'Matter of Laugh or Death,' a humor column
By Bill Dunn
Interesting observations on this thing we call life
(appearing each week in the Republican-American newspaper, Waterbury, CT)
TEACHING FINANCIAL LITERACY IN HIGH SCHOOLS
I heard a fascinating discussion on the radio a few weeks ago. The talk show host and his guest were debating the merits of a national effort to teach financial literacy in public high schools. The reason behind this effort is simple: the average American teenager in the 21st century understands finances about as well as the average American teenager in the 18th century understood video games. (Oops, that’s an ineffective analogy on my part, since the average American teenager in the 21st century has the same level of knowledge regarding history as he does finances, so he probably thinks a young George Washington kicked butt playing “Grand Theft Oxcart.”)
It’s safe to say the average American teenager has little comprehension of money and wise money management. For example, the average teen understands a credit card to be a slice of a remarkable substance: magic plastic. When one finds him or herself coveting something, all that’s needed is a swipe of the magic card, and then one is free to go and live happily ever after—at least until the next bout of avarice an hour later. The concept of actually paying the credit card bill at the end of the month with real money is nowhere on the teen’s radar screen. Of course, it’s understandable why a teenager might think this way, since the teen’s parents—average American adults—have the EXACT same thoughts regarding credit cards. As they say, the apple doesn’t fall far from the debt-laden tree.
An organization called “Jump$tart” is dedicated to providing educational materials to high schools. Most of the materials are related to personal finances, but presumably some of the learning tools teach the important concept of creating an ultra-clever organizational name using symbols as well as letters.
Teaching financial literacy in public high schools seems like a good idea. But there could be some drawbacks. For starters, the address of the Jump$tart organization is 18th Street, N.W., Washington, DC. Uh oh, that’s a red flag right there. I’d be much more comfortable if they were located in someplace like Dubuque or Amarillo. If their headquarters are in DC, that means they think they must be close to politicians and policy-makers. Which means, as inevitably as the sun always rises in the east, they will be lobbying for a chunk of other people’s money.
If I’m not mistaken, to have sound personal finances (not to mention a sound personal soul), demanding that you deserve a chunk of other people’s money is the most important thing NOT to do.
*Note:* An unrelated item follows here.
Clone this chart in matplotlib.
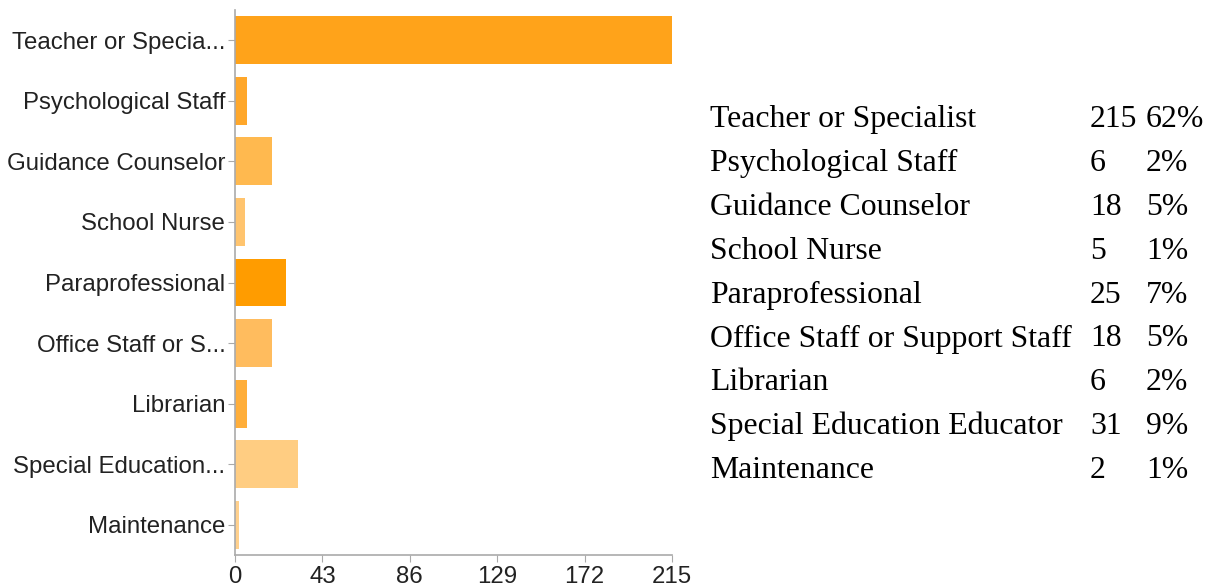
import matplotlib
matplotlib.use("Agg")
import matplotlib.pyplot as plt

categories = ["Teacher or Specialist", "Psychological Staff", "Guidance Counselor",
              "School Nurse", "Paraprofessional", "Office Staff or Support Staff",
              "Librarian", "Special Education Educator", "Maintenance"]
tick_labels = ["Teacher or Specia...", "Psychological Staff", "Guidance Counselor",
               "School Nurse", "Paraprofessional", "Office Staff or S...",
               "Librarian", "Special Education...", "Maintenance"]
counts = [215, 6, 18, 5, 25, 18, 6, 31, 2]
percents = ["62%", "2%", "5%", "1%", "7%", "5%", "2%", "9%", "1%"]
xticks = [0, 43, 86, 129, 172, 215]
colors = ["#FFA31A", "#FFA72A", "#FFB94F", "#FFC46E", "#FF9C00",
          "#FFBC5E", "#FFAE3A", "#FFCD82", "#FFD08C"]

W, H = 1209, 588
fig = plt.figure(figsize=(W / 100, H / 100), dpi=100)
ax = fig.add_axes([235 / W, 1 - 555 / H, (672 - 235) / W, (555 - 10) / H])

ypos = list(range(len(categories)))
ax.barh(ypos, counts, height=0.79, color=colors, edgecolor="none", zorder=2)
ax.set_ylim(8.5, -0.5)
ax.set_xlim(0, 215)
ax.set_yticks(ypos)
ax.set_yticklabels(tick_labels, fontsize=17.3, family="Liberation Sans", color="#222222")
ax.set_xticks(xticks)
ax.set_xticklabels([str(t) for t in xticks], fontsize=17.3, family="Liberation Sans", color="#222222")
for s in ["top", "right"]:
    ax.spines[s].set_visible(False)
for s in ["left", "bottom"]:
    ax.spines[s].set_color("#aaaaaa")
    ax.spines[s].set_linewidth(1.2)
ax.tick_params(axis="y", length=5, color="#aaaaaa", pad=2)
ax.tick_params(axis="x", length=5, color="#aaaaaa", pad=3)

row_y0 = 127
row_dy = 43.9
fs = 22.9
for i, (name, c, p) in enumerate(zip(categories, counts, percents)):
    yy = 1 - (row_y0 + i * row_dy) / H
    fig.text(710 / W, yy, name, fontsize=fs, family="Liberation Serif", va="baseline", ha="left", color="black")
    fig.text(1090 / W, yy, str(c), fontsize=fs, family="Liberation Serif", va="baseline", ha="left", color="black")
    fig.text(1146 / W, yy, p, fontsize=fs, family="Liberation Serif", va="baseline", ha="left", color="black")

fig.savefig("out.png", dpi=100)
Also, anything presented in a high school classroom will have to be approved first by the educational bureaucracies at the federal, state, and local levels. By the time this effort gets filtered thru all the red tape, the teenagers who are supposed to be taught financial literacy will be complaining that Medicare isn’t covering treatment for their enlarged prostates.
Don’t forget, the public school systems are government-run operations. Given how well governments at all levels have been managing their finances in recent years, maybe the teens should learn about money from more efficient and reputable people in the economy, such as drug dealers, wrestling promoters, and the BP oil company.
So maybe the best financial advice we can give teenagers is the same advice George Washington’s dad offered him as the young future president was sprawled across the couch and playing “Super Mario Brethren.” Papa Washington shouted in exasperation, “You slacker! You better marry somebody rich.” And later on, when George ran into Martha Custis at the local Starbucks, that’s exactly what he did.